### INSTRUCTIONS TO FOLLOW
Copy out all lines carrying the word "this".

### SUPPLIED RECORDS
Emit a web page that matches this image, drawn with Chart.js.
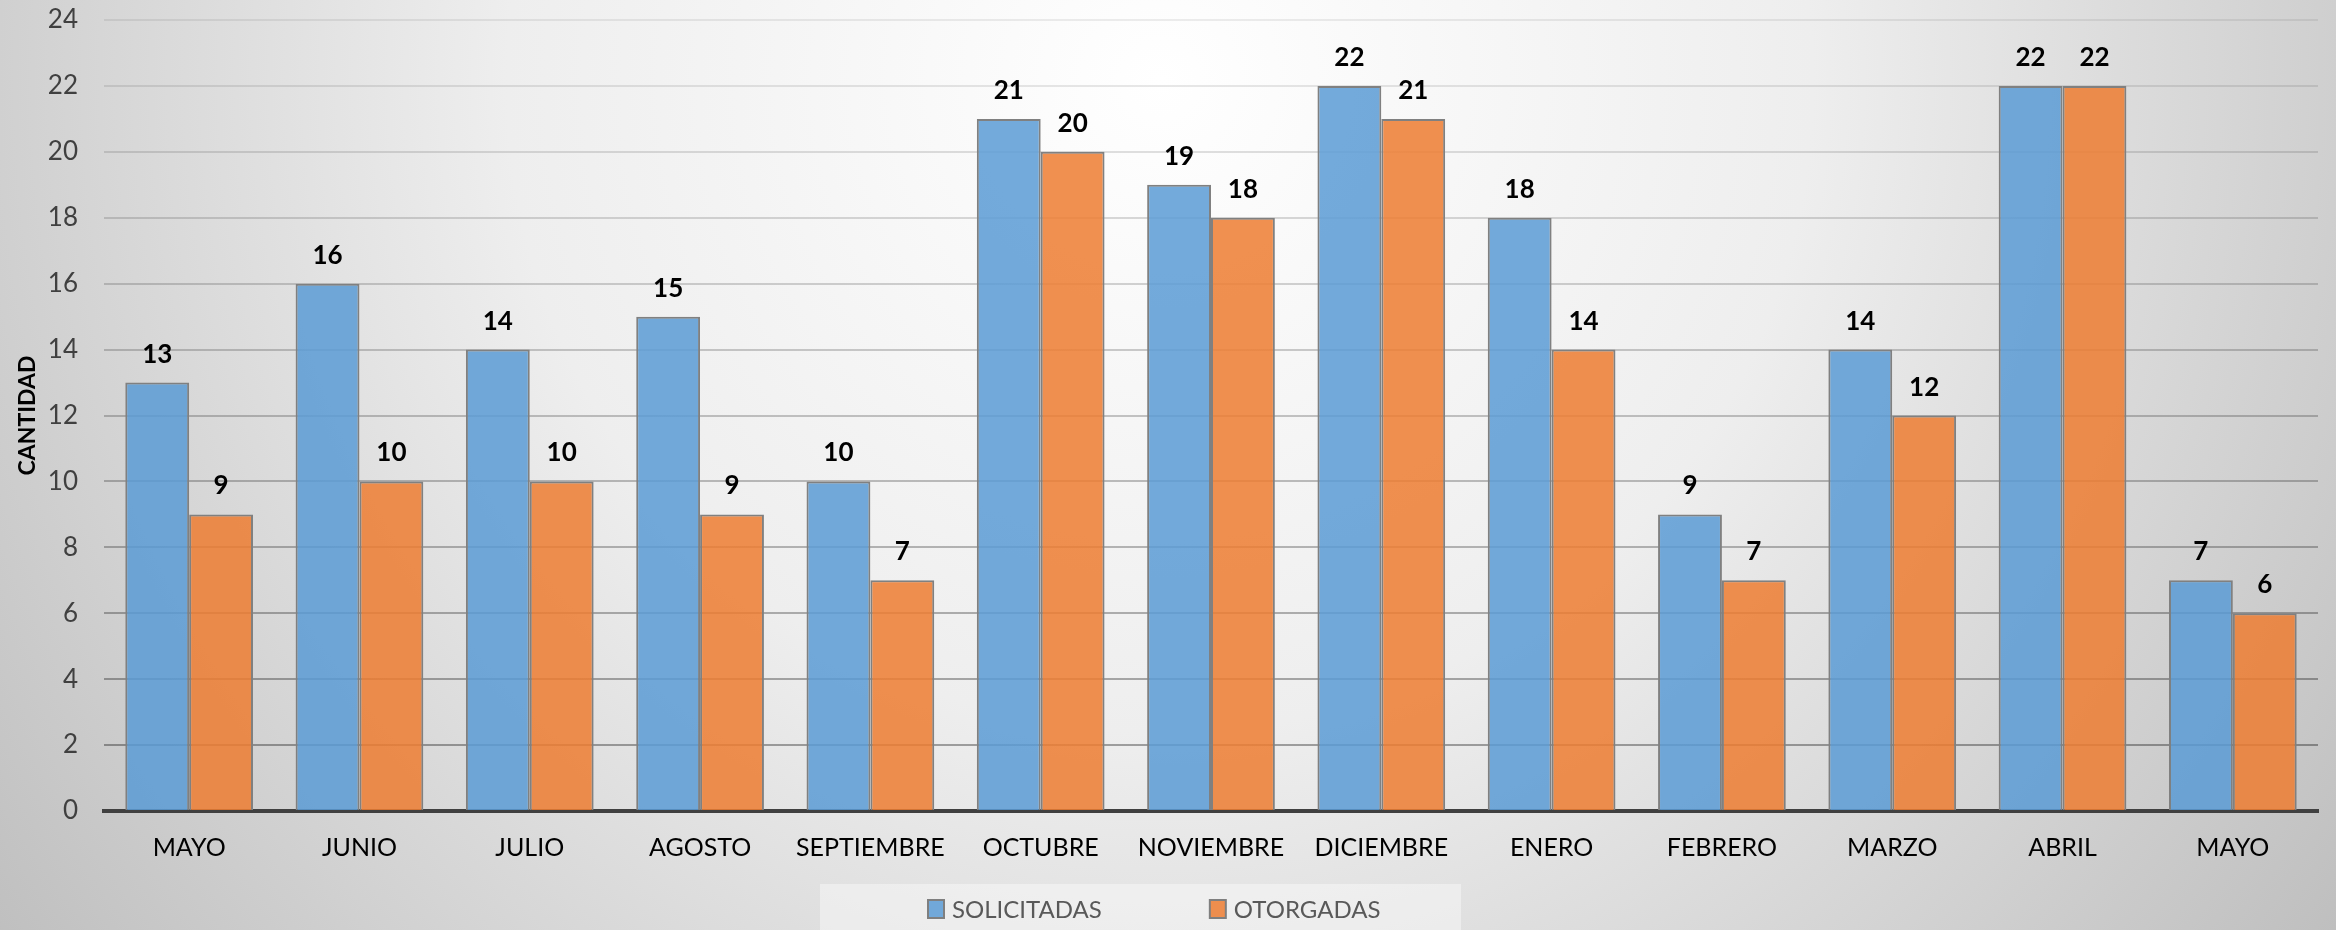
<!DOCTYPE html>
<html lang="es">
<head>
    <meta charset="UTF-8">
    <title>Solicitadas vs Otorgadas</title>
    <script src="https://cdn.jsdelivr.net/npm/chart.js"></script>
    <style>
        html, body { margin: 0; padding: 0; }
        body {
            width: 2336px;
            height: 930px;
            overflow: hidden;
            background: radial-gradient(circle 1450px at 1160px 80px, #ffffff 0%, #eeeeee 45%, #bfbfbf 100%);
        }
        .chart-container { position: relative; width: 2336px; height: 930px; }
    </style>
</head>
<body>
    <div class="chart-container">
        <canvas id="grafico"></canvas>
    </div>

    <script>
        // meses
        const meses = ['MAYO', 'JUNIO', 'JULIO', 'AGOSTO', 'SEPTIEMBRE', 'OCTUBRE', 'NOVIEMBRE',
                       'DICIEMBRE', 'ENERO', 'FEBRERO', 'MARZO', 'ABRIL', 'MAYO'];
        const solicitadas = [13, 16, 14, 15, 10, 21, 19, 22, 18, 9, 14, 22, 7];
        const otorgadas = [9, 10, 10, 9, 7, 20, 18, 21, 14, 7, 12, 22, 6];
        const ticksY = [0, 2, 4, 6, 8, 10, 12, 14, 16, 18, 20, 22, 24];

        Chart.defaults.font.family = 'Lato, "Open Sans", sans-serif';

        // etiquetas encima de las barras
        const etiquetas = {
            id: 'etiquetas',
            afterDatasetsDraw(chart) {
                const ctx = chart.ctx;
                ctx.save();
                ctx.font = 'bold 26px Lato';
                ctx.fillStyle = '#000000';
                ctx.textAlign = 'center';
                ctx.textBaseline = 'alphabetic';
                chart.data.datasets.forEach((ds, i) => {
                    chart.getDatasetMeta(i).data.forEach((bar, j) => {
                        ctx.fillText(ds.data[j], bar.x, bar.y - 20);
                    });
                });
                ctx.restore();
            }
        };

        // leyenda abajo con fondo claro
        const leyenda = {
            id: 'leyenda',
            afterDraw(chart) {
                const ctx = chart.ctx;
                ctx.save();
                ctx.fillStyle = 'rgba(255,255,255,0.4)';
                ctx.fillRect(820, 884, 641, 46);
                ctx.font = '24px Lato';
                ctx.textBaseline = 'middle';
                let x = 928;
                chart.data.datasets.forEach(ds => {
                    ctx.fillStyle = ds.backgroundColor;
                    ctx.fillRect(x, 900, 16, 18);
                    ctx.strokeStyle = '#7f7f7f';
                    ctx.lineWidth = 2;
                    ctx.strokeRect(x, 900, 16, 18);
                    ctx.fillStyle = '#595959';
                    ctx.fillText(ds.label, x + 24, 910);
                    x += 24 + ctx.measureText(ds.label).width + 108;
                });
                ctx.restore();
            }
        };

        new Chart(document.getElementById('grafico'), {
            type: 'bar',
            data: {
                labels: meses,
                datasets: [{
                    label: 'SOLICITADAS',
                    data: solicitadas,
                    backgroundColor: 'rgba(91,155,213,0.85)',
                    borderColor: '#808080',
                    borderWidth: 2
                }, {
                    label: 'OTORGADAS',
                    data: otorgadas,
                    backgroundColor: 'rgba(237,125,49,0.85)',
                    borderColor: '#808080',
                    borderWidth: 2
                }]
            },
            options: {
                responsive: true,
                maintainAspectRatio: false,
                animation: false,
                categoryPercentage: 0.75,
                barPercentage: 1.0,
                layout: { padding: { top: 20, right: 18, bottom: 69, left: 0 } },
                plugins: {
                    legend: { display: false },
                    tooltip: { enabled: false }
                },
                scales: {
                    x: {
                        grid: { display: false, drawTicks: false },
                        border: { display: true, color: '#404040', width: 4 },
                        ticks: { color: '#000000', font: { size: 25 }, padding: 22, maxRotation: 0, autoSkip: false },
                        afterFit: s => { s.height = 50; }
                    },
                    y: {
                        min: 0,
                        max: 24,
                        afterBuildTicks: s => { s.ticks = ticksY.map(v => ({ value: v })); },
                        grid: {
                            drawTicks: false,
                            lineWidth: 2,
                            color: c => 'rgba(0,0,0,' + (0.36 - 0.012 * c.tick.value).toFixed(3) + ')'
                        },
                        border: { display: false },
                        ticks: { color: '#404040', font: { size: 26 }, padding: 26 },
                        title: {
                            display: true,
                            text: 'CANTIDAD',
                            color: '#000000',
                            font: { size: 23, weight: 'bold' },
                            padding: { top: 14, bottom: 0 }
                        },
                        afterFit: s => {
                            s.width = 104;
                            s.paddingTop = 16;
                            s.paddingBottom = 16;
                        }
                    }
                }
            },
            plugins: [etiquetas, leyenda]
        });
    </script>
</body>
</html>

---

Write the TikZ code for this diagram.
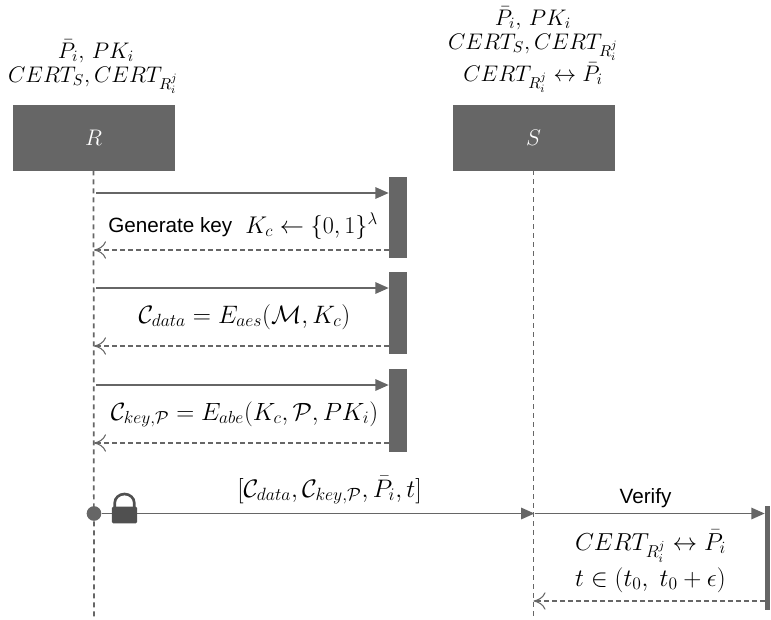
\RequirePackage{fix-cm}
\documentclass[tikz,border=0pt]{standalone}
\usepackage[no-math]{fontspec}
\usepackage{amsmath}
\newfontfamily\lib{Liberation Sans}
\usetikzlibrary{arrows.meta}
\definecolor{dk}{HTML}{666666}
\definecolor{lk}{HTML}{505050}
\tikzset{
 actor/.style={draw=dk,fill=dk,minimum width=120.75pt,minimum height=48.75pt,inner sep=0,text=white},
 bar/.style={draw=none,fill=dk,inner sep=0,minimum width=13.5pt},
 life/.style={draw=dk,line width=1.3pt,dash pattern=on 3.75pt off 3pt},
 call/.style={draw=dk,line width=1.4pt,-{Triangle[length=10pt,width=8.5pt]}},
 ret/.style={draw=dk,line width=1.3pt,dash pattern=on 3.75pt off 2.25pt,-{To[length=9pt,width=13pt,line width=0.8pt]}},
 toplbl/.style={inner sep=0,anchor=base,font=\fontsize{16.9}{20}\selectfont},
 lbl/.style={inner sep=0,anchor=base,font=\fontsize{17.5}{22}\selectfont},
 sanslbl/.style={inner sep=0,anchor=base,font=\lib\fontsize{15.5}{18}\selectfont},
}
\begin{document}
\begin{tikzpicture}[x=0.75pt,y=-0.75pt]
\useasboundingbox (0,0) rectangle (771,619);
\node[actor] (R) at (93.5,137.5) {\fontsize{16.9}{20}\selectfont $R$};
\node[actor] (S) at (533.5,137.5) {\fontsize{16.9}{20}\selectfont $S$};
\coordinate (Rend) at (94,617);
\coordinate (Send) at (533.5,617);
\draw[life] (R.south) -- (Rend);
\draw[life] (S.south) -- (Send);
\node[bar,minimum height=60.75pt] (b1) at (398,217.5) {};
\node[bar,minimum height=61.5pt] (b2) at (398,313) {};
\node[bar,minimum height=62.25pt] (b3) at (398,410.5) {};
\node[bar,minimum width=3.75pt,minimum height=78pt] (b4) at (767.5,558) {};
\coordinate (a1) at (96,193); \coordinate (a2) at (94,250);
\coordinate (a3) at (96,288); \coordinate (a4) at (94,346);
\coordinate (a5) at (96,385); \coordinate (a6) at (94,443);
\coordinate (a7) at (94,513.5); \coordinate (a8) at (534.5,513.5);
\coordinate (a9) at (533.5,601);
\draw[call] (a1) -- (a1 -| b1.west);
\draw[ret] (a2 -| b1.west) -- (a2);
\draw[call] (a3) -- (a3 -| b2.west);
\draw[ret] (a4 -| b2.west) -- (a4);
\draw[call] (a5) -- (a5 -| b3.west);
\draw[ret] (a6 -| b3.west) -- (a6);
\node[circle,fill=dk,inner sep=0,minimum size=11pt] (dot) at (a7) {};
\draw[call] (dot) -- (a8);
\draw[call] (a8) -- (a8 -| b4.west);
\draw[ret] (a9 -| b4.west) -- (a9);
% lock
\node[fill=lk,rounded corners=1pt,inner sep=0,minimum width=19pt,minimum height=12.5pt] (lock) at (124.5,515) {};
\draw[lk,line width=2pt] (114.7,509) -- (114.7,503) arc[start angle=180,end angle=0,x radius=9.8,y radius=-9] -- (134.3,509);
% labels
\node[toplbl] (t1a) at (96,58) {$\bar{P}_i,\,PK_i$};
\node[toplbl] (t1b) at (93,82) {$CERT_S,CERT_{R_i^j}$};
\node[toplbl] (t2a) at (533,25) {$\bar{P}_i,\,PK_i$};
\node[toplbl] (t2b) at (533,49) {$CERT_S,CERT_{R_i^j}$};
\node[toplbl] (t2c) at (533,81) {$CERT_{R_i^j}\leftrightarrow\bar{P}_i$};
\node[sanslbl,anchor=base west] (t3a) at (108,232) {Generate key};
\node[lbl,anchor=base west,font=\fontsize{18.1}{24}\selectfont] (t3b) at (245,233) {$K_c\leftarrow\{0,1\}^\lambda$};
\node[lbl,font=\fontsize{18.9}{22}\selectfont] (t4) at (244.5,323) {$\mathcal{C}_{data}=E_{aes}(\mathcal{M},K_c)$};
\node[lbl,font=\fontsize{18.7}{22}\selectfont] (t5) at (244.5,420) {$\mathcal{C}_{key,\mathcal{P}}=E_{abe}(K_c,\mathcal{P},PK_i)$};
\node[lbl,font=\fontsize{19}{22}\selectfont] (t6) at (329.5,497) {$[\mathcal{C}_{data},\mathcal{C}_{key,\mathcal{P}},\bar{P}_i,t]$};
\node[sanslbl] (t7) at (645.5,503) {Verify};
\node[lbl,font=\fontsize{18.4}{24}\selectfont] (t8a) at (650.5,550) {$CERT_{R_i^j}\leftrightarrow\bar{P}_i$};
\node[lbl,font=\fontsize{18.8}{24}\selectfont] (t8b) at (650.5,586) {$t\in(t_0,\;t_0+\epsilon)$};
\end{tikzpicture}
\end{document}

### WRITTEN SOLUTION
Emit a web page that matches this image, drawn with Chart.js.
Write the TikZ code for this diagram.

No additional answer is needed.